- [Material]

[Begin]

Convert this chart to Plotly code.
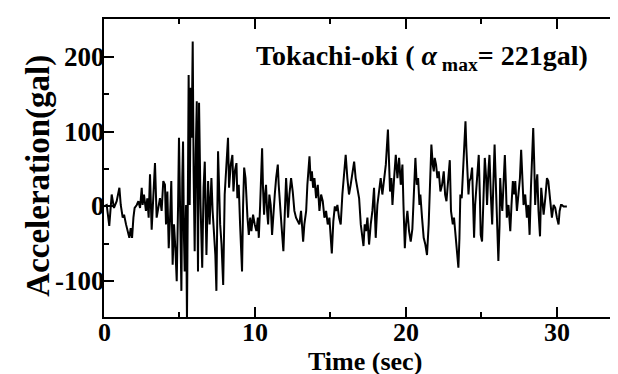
import plotly.graph_objects as go

# time (sec) and acceleration (gal)
time_s = [0.00, 0.18, 0.35, 0.51, 0.66, 0.84, 1.02, 1.11, 1.24, 1.33, 1.46, 1.55, 1.68, 1.77, 1.86, 1.95,
          2.03, 2.17, 2.28, 2.39, 2.50, 2.56, 2.65, 2.78, 2.87, 2.96, 3.05, 3.16, 3.27, 3.38, 3.49, 3.60,
          3.71, 3.82, 3.93, 4.04, 4.11, 4.20, 4.29, 4.38, 4.46, 4.55, 4.64, 4.73, 4.82, 4.91, 4.97, 5.06,
          5.13, 5.19, 5.24, 5.30, 5.35, 5.44, 5.50, 5.57, 5.61, 5.68, 5.75, 5.81, 5.88, 5.94, 6.01, 6.08,
          6.15, 6.23, 6.30, 6.40, 6.51, 6.60, 6.68, 6.79, 6.90, 7.00, 7.12, 7.20, 7.29, 7.38, 7.45, 7.52,
          7.56, 7.63, 7.70, 7.79, 7.90, 8.00, 8.11, 8.22, 8.29, 8.40, 8.51, 8.58, 8.67, 8.78, 8.84, 8.93,
          9.02, 9.09, 9.15, 9.22, 9.29, 9.38, 9.44, 9.51, 9.60, 9.69, 9.77, 9.88, 9.99, 10.10, 10.20, 10.26,
          10.35, 10.48, 10.54, 10.61, 10.68, 10.74, 10.81, 10.88, 10.96, 11.05, 11.14, 11.23, 11.32, 11.41, 11.52, 11.58,
          11.67, 11.76, 11.89, 11.98, 12.07, 12.14, 12.20, 12.29, 12.40, 12.51, 12.62, 12.73, 12.84, 12.95, 13.06, 13.20,
          13.28, 13.40, 13.48, 13.62, 13.70, 13.78, 13.86, 13.95, 14.06, 14.17, 14.28, 14.39, 14.50, 14.61, 14.72, 14.83,
          14.94, 15.10, 15.20, 15.30, 15.38, 15.47, 15.58, 15.69, 15.80, 15.91, 16.02, 16.13, 16.24, 16.35, 16.47, 16.58,
          16.68, 16.80, 16.91, 17.02, 17.11, 17.20, 17.28, 17.37, 17.46, 17.57, 17.68, 17.79, 17.90, 18.01, 18.12, 18.23,
          18.34, 18.45, 18.56, 18.68, 18.82, 18.90, 18.96, 19.05, 19.12, 19.23, 19.34, 19.45, 19.56, 19.67, 19.78, 19.85,
          19.94, 20.02, 20.11, 20.22, 20.33, 20.44, 20.55, 20.64, 20.73, 20.82, 20.91, 20.97, 21.08, 21.19, 21.30, 21.41,
          21.52, 21.61, 21.70, 21.79, 21.86, 21.92, 22.01, 22.10, 22.19, 22.30, 22.41, 22.52, 22.61, 22.70, 22.79, 22.92,
          23.00, 23.12, 23.20, 23.29, 23.38, 23.49, 23.56, 23.62, 23.71, 23.78, 23.87, 23.96, 24.02, 24.09, 24.16, 24.22,
          24.31, 24.40, 24.47, 24.53, 24.60, 24.67, 24.75, 24.84, 24.91, 24.97, 25.06, 25.15, 25.24, 25.33, 25.39, 25.48,
          25.55, 25.64, 25.73, 25.80, 25.89, 25.96, 26.04, 26.14, 26.22, 26.26, 26.33, 26.40, 26.48, 26.57, 26.64, 26.70,
          26.81, 26.93, 27.01, 27.10, 27.19, 27.26, 27.37, 27.48, 27.57, 27.65, 27.74, 27.81, 27.92, 28.03, 28.12, 28.21,
          28.30, 28.36, 28.45, 28.52, 28.58, 28.65, 28.72, 28.80, 28.90, 28.98, 29.05, 29.14, 29.25, 29.36, 29.45, 29.53,
          29.62, 29.69, 29.80, 29.91, 30.02, 30.13, 30.20, 30.29, 30.35, 30.46, 30.68]
accel_gal = [0, 2, -26, 16, -2, 7, 25, 2, -15, -11, -24, -33, -42, -29, -42, -15,
             -2, 2, 7, -2, 25, 2, 16, -6, 11, -15, 43, -31, 7, 58, -15, -2,
             11, -6, 34, 29, -24, 20, -56, -15, 34, -78, -24, -56, -100, 2, 92, -24,
             -113, 38, 87, -42, -87, 2, -152, 47, 176, 2, 159, 92, 221, 47, -60, 69,
             141, -87, 139, 2, -82, 25, 60, -65, 34, -24, 38, -6, -42, -65, -113, 2,
             74, 25, -24, -51, -105, 16, 56, 92, 25, 56, 69, 20, 47, 58, 11, 29,
             -24, -51, -87, 2, 52, 38, 11, -15, -38, -15, -33, -11, -24, -33, -15, -42,
             2, 78, 25, -11, 16, 29, -6, -24, 16, 2, -38, -6, 16, 38, 56, 29,
             -6, -24, -60, -6, 38, 11, -15, 16, 38, 20, -6, -15, -20, -24, -6, -47,
             -24, -6, 29, 67, 34, 47, 25, 38, 11, 29, -6, 16, 7, -15, -6, -24,
             -15, -63, -20, 0, -6, 2, -15, -24, 16, 47, 69, 38, 16, 29, 47, 60,
             38, 25, 11, -24, -42, -53, -24, -33, -15, -51, -24, -6, 25, -42, 2, 20,
             38, 16, 34, 56, 103, 56, 20, 38, 2, 38, 69, 38, 65, 29, 56, 2,
             -56, -24, -6, -33, -47, -30, 20, 65, 29, 38, 2, 16, -15, -42, -51, -65,
             -24, 38, 83, 56, 47, 65, 56, 38, 47, 20, 29, 47, 16, 7, 34, 62,
             -6, -24, -15, -38, -60, -82, -42, 16, 11, 38, 78, 114, 78, 38, 16, 34,
             38, 52, 11, -42, 2, 20, 47, 69, 16, -38, -47, 16, 65, 38, 2, 47,
             69, 16, -24, 25, 83, 38, -6, -73, -24, 38, 11, -6, 29, 69, 29, -15,
             2, -33, 2, 34, 16, 34, -6, 20, 38, 76, 38, 2, 16, -15, 2, -38,
             25, 69, 105, 56, 2, 29, 43, -6, -40, 25, 11, -11, 11, 38, 34, 16,
             2, -15, 2, -2, -15, -24, -6, 2, 2, 0, 0]

x_ticks = [0, 10, 20, 30]
x_labels = ["0", "10", "20", "30"]
y_ticks = [-100, 0, 100, 200]
y_labels = ["-100", "0", "100", "200"]
y_minor = [-50, 50, 150]

FONT = "Liberation Serif"
X_RANGE = [0, 34.6]
Y_RANGE = [-148, 251]

fig = go.Figure()
fig.add_trace(go.Scatter(x=time_s, y=accel_gal, mode="lines",
                         line=dict(color="black", width=2), showlegend=False))

tick_style = dict(ticks="inside", ticklen=10, tickwidth=1.5, tickcolor="black",
                  showgrid=False, zeroline=False, showticklabels=False)
minor_style = dict(ticks="inside", ticklen=5, tickwidth=1.5, tickcolor="black")

fig.update_layout(
    xaxis=dict(range=X_RANGE, tickvals=x_ticks, showline=True, linecolor="black", linewidth=2,
               mirror="ticks", minor=dict(dtick=5, **minor_style), **tick_style),
    yaxis=dict(range=Y_RANGE, tickvals=y_ticks, showline=True, linecolor="black", linewidth=2,
               mirror=False, minor=dict(tickvals=y_minor, **minor_style), **tick_style),
    yaxis2=dict(range=Y_RANGE, tickvals=y_ticks, overlaying="y", side="right", showline=False,
                linewidth=0, linecolor="rgba(0,0,0,0)",
                minor=dict(tickvals=y_minor, **minor_style), **tick_style),
)
# invisible helper trace so the right-hand tick axis is drawn
fig.add_trace(go.Scatter(x=[0], y=[0], yaxis="y2", mode="markers",
                         marker=dict(opacity=0), hoverinfo="skip", showlegend=False))

# tick labels
for v, s in zip(x_ticks, x_labels):
    fig.add_annotation(text="<b>%s</b>" % s, xref="x", yref="paper", x=v, y=0, yshift=0,
                       xanchor="center", yanchor="top", showarrow=False, borderpad=0,
                       font=dict(family=FONT, size=26, color="black"))
for v, s in zip(y_ticks, y_labels):
    fig.add_annotation(text="<b>%s</b>" % s, xref="paper", yref="y", x=0, y=v, xshift=2,
                       xanchor="right", yanchor="middle", showarrow=False, borderpad=0,
                       font=dict(family=FONT, size=27, color="black"))

fig.add_annotation(text="<b>Tokachi-oki ( <i>α</i><sub> max</sub>= 221gal)</b>", xref="paper", yref="paper",
                   x=0.288, y=0.872, xanchor="left", yanchor="middle", showarrow=False,
                   font=dict(family=FONT, size=28, color="black"))
fig.add_annotation(text="<b>Time (sec)</b>", xref="paper", yref="paper",
                   x=0.5, y=-0.148, xanchor="center", yanchor="middle", showarrow=False, borderpad=0,
                   font=dict(family=FONT, size=26, color="black"))
fig.add_annotation(text="<b>Acceleration(gal)</b>", xref="paper", yref="paper", textangle=-90,
                   x=-0.126, y=0.475, xanchor="center", yanchor="middle", showarrow=False,
                   font=dict(family=FONT, size=33, color="black"))

fig.update_layout(width=618, height=374, margin=dict(l=96, r=0, t=11, b=65),
                  plot_bgcolor="white", paper_bgcolor="white")

fig.write_html("out.html")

[End]

- [Your goal] Pictures stay out. Repeat only the lines from the beginning of the data through the line that has "import plotly.graph_objects as go".

- [The result]
Convert this chart to Plotly code.
import plotly.graph_objects as go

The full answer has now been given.